Jim Jarmusch’s new zom-com, The Dead Don’t Die, will probably draw immediate comparisons to his 2014 film, Only Lovers Left Alive. It shouldn’t, though, because that haunting, melancholy, vampire love story couldn’t possibly be more different than the irreverent zombie comedy Jarmusch has offered here. Where Only Lovers is moody and always as serious as a stake to the heart, The Dead Don’t Die uses a kind of madcappery one might expect from the Coens or Wes Anderson to convey that, for all its faults, the world is perfect, and life really is worth living. Except when it’s not.
Things are getting weird in Centreville, a small town of 700-something that, according to the sign at the city limits, is “A Nice Place To Live”. It sure seems that way, as we see that the tiny hamlet is kept in line with a police force of only three officers: Officer Ronnie (Adam Driver), Chief Cliff (Murray), and Officer Mindy (Chloe Sevigny). We also meet Hermit Bob (Tom Waits), a sometimes-narrator of the story who lives in the woods and subsists on foraged mushrooms and squirrel meat, and the racist, “Make America White Again” hat-clad Farmer Miller (Steve Buscemi) that no one in town likes, especially Cliff. There are about a dozen other characters here, including Zelda Winston (Tilda Swinton, in the film’s most inspired casting) as the samurai-sword-wielding town undertaker and Selena Gomez’s Zoe, the ringleader of a trio of hipsters from Cleveland that pass through the town.
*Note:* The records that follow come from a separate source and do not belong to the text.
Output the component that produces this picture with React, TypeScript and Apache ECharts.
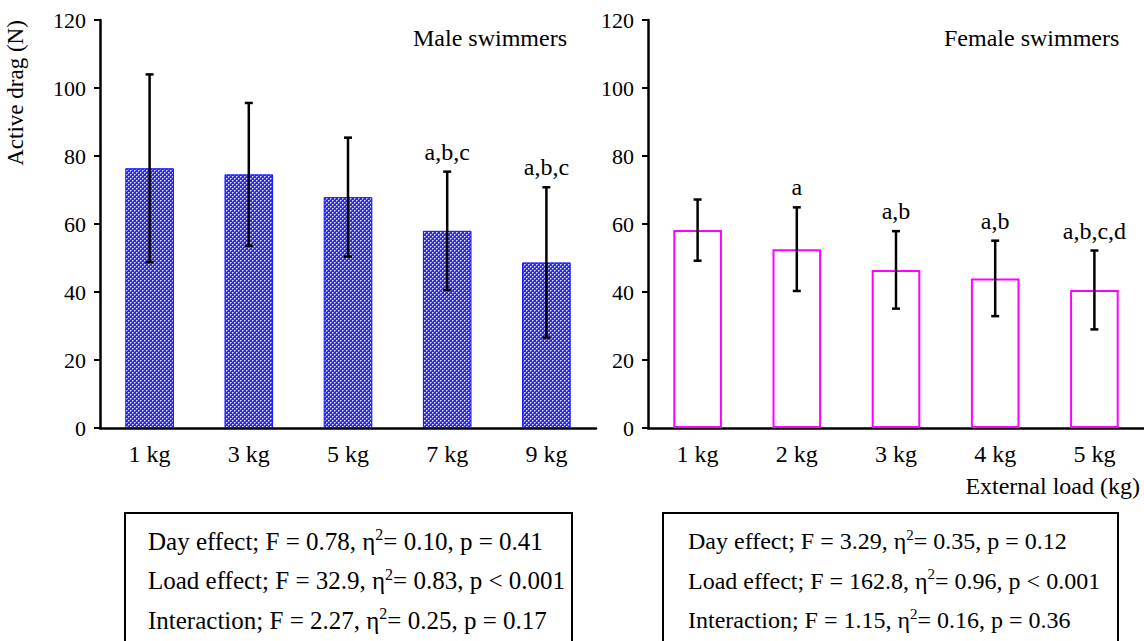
import React, { useEffect, useRef } from "react";
import * as echarts from "echarts";

const maleLoads = ["1 kg", "3 kg", "5 kg", "7 kg", "9 kg"];
const maleMeans = [76.4, 74.6, 67.9, 58.0, 48.7];
const maleSD = [27.6, 21.0, 17.5, 17.4, 22.1];
const maleLetters = ["", "", "", "a,b,c", "a,b,c"];

const femaleLoads = ["1 kg", "2 kg", "3 kg", "4 kg", "5 kg"];
const femaleMeans = [58.2, 52.6, 46.5, 44.0, 40.6];
const femaleSD = [9.0, 12.3, 11.4, 11.1, 11.6];
const femaleLetters = ["", "a", "a,b", "a,b", "a,b,c,d"];

const yTicks = { min: 0, max: 120, interval: 20 };

// "η{sup|2}" marks the squared eta with a superscript 2
const maleStats = [
  "Day effect; F = 0.78, η{sup|2}= 0.10, p = 0.41",
  "Load effect; F = 32.9, η{sup|2}= 0.83, p < 0.001",
  "Interaction; F = 2.27, η{sup|2}= 0.25, p = 0.17",
];
const femaleStats = [
  "Day effect; F = 3.29, η{sup|2}= 0.35, p = 0.12",
  "Load effect; F = 162.8, η{sup|2}= 0.96, p < 0.001",
  "Interaction; F = 1.15, η{sup|2}= 0.16, p = 0.36",
];

const FONT = "'Liberation Serif', 'Times New Roman', serif";

function makePattern(): string {
  const c = document.createElement("canvas");
  c.width = 4;
  c.height = 4;
  const ctx = c.getContext("2d")!;
  ctx.fillStyle = "#2a2aff";
  ctx.fillRect(0, 0, 4, 4);
  ctx.fillStyle = "#e0e0ff";
  ctx.fillRect(0, 0, 1, 1);
  ctx.fillRect(2, 2, 1, 1);
  ctx.fillStyle = "#8c8cff";
  ctx.fillRect(1, 0, 1, 1);
  ctx.fillRect(0, 1, 1, 1);
  ctx.fillRect(3, 2, 1, 1);
  ctx.fillRect(2, 3, 1, 1);
  return c.toDataURL();
}

function errorSeries(
  xIdx: number,
  means: number[],
  sds: number[],
  letters: string[]
): any {
  return {
    type: "custom",
    xAxisIndex: xIdx,
    yAxisIndex: xIdx,
    z: 5,
    data: means.map((m, i) => [i, m, sds[i]]),
    renderItem: (params: any, api: any) => {
      const i = api.value(0);
      const m = api.value(1);
      const s = api.value(2);
      const top = api.coord([i, m + s]);
      const bot = api.coord([i, m - s]);
      const cap = 4;
      const st = { stroke: "#000", lineWidth: 2.5 };
      const children: any[] = [
        { type: "line", shape: { x1: top[0], y1: top[1], x2: bot[0], y2: bot[1] }, style: st },
        { type: "line", shape: { x1: top[0] - cap, y1: top[1], x2: top[0] + cap, y2: top[1] }, style: st },
        { type: "line", shape: { x1: bot[0] - cap, y1: bot[1], x2: bot[0] + cap, y2: bot[1] }, style: st },
      ];
      const lab = letters[params.dataIndex];
      if (lab) {
        children.push({
          type: "text",
          style: {
            text: lab,
            x: top[0],
            y: top[1] - 20,
            align: "center",
            verticalAlign: "middle",
            fontFamily: FONT,
            fontSize: 24,
            fill: "#000",
          },
        });
      }
      return { type: "group", children };
    },
  };
}

export default function App() {
  const ref = useRef<HTMLDivElement>(null);
  useEffect(() => {
    document.body.style.margin = "0";
    const chart = echarts.init(ref.current!, null, { renderer: "svg" });
    const pattern = { image: makePattern(), repeat: "repeat", imageWidth: 4, imageHeight: 4 };

    const yAxisBase = (gi: number) => ({
      type: "value",
      gridIndex: gi,
      min: yTicks.min,
      max: yTicks.max,
      interval: yTicks.interval,
      splitLine: { show: false },
      axisLine: { show: true, lineStyle: { color: "#000", width: 2.5 } },
      axisTick: { show: true, inside: false, length: 6, lineStyle: { color: "#000", width: 2 } },
      axisLabel: { margin: 14, color: "#000", fontFamily: FONT, fontSize: 22 },
    });
    const xAxisBase = (gi: number, cats: string[]) => ({
      type: "category",
      gridIndex: gi,
      data: cats,
      axisLine: { show: true, lineStyle: { color: "#000", width: 2.5 } },
      axisTick: { show: false },
      axisLabel: { margin: 14, color: "#000", fontFamily: FONT, fontSize: 24 },
    });

    const textEl = (t: string, x: number, y: number, align = "left", size = 24) => ({
      type: "text",
      x,
      y,
      style: {
        text: t,
        fill: "#000",
        fontFamily: FONT,
        fontSize: size,
        align,
        verticalAlign: "middle",
      },
    });
    const statEl = (t: string, x: number, y: number, size: number) => ({
      type: "text",
      x,
      y,
      style: {
        text: t,
        fill: "#000",
        fontFamily: FONT,
        fontSize: size,
        lineHeight: size + 4,
        align: "left",
        verticalAlign: "middle",
        rich: {
          sup: {
            fontFamily: FONT,
            fontSize: Math.round(size * 0.62),
            fill: "#000",
            verticalAlign: "top",
            lineHeight: size + 4,
            padding: [0, 0, 10, 0],
          },
        },
      },
    });

    const graphics: any[] = [
      {
        type: "text",
        x: 15,
        y: 93,
        rotation: Math.PI / 2,
        style: {
          text: "Active drag (N)",
          fill: "#000",
          fontFamily: FONT,
          fontSize: 23,
          align: "center",
          verticalAlign: "middle",
        },
      },
      textEl("Male swimmers", 413, 38),
      textEl("Female swimmers", 944, 38),
      textEl("External load (kg)", 1140, 486, "right"),
      {
        type: "rect",
        shape: { x: 125, y: 513, width: 447, height: 140 },
        style: { fill: "none", stroke: "#000", lineWidth: 2 },
      },
      {
        type: "rect",
        shape: { x: 663, y: 513, width: 455, height: 140 },
        style: { fill: "none", stroke: "#000", lineWidth: 2 },
      },
    ];
    maleStats.forEach((s, i) => graphics.push(statEl(s, 148, 541 + i * 39.5, 25)));
    femaleStats.forEach((s, i) => graphics.push(statEl(s, 688, 541 + i * 39.5, 24)));

    chart.setOption({
      animation: false,
      backgroundColor: "#fff",
      grid: [
        { left: 100, top: 20, width: 496, height: 408 },
        { left: 648, top: 20, width: 496, height: 408 },
      ],
      xAxis: [xAxisBase(0, maleLoads), xAxisBase(1, femaleLoads)],
      yAxis: [yAxisBase(0), yAxisBase(1)],
      series: [
        {
          type: "bar",
          xAxisIndex: 0,
          yAxisIndex: 0,
          data: maleMeans,
          barWidth: "49%",
          itemStyle: { color: pattern as any, borderColor: "#1010ff", borderWidth: 1 },
        },
        errorSeries(0, maleMeans, maleSD, maleLetters),
        {
          type: "bar",
          xAxisIndex: 1,
          yAxisIndex: 1,
          data: femaleMeans,
          barWidth: "49%",
          itemStyle: { color: "#fff", borderColor: "#ff00ff", borderWidth: 2 },
        },
        errorSeries(1, femaleMeans, femaleSD, femaleLetters),
      ],
      graphic: graphics,
    });
    return () => chart.dispose();
  }, []);
  return <div ref={ref} style={{ width: 1144, height: 641 }} />;
}
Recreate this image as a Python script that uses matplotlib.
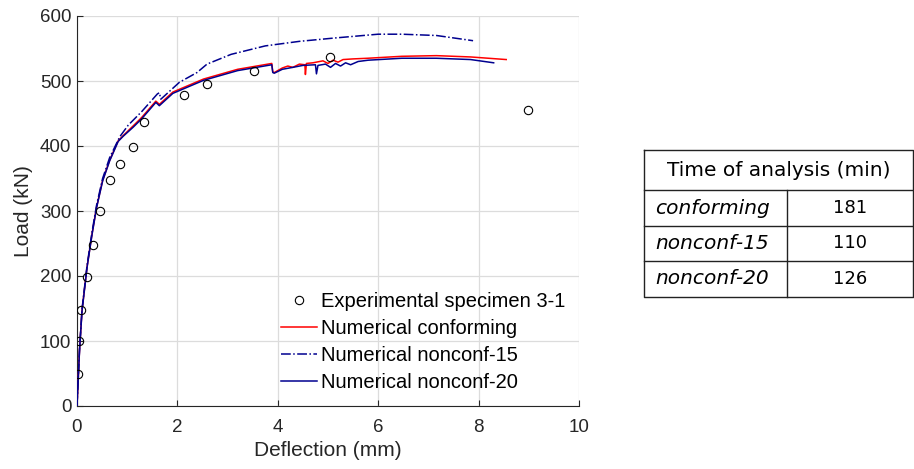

Can you blame them? They already died once. #TheDeadDontDie pic.twitter.com/qW3gLVJYRK
— The Dead Don't Die (@thedeaddontdie) June 4, 2019
Because of polar fracking, we’re told from Posey Juarez’s (Rosie Perez) news reports in the background, the entire planet’s rotation is thrown off-kilter, causing animals to behave strangely, radios and cell phones to malfunction, and, of course, the dead to rise. Hermit Bob is the first to notice the unusual events, but he’s not exactly telling anyone. Our deadpan protagonists, Ronnie and Cliff, cruise around Centreville after the first attacks, musing about the outbreak with more of a mild annoyance than anything to be truly afraid of, at least at first. Meanwhile, Officer Mindy’s in a perpetual state of confusion and terror – natural reactions to a zombie outbreak – which provides a perfect vehicle for Sevigny’s scene-chewing.
It’s both weird and sweet to see a zombie film, of all things, providing a cross-section of Jarmusch’s career. The Dead Don’t Die is loaded with his collaborators, from Tilda Swinton to Bill Murray to Iggy Pop (who plays one of the stronger undead characters, not that a shambling, living corpse is a huge stretch for the aging rocker). It has the feeling of a studio-backed party for Jarmusch’s best pals, to which the audience is invited. Everyone’s having a great time, even if they’re being disemboweled, or “killing the head” of their closest friend.

Which is not to say that I can, or want to, excuse some of the film’s missteps. Whole characters are given several script pages of development and then are slain offscreen without much, or any, commentary. Buscemi’s Farmer Miller and Selena Gomez’s Zoe are underused, to say the least, and make up only two of several unfulfilled plot points in the film. These and other characters feel like they’re only present in the film to pad out the cast or provide an occasional ironic quip. Their scenes could be removed without changing the film all that much. Similarly, there’s a subplot with some escapees from a juvenile detention centre in town that never goes anywhere, despite some cues that their story might be important. All this adds up to The Dead Don’t Die feeling oddly unfinished, and it wraps up so hastily that you might wonder what happened to the missing reel.
The end of The Dead Don’t Die goes a little hard into preachy proselytizing about materialism and the environment from Tom Waits’s Hermit Bob that feels, in all ways, tacked-on. But, as with most things in the film, you’ll digest it on the strength of the actor’s delivery alone. What we’re left with is an oddly sophomoric outing for Jarmusch that coasts on the strength of his cast and his ability to craft big-picture tone, if not the most consistent script.
But when you fire up a Jarm, you’re probably not here for a cohesive, sensical plot. You want tone, some ironic meta-japery, and atmosphere, and The Dead Don’t Die delivers that in spades. It’s got all the madcap charm of a Coen Brothers movie, and might answer the question of “what if Burn After Reading, but with zombies?” The setting, Centreville, is the real star of the film, and the relationships between the townspeople, are imbued with such chemistry that, warts and all, The Dead Don’t Die is one of the most watchable films of the year, as long as you turn your brain off (kill the head), first.
The Dead Don’t Die will be released in theatres on June 14.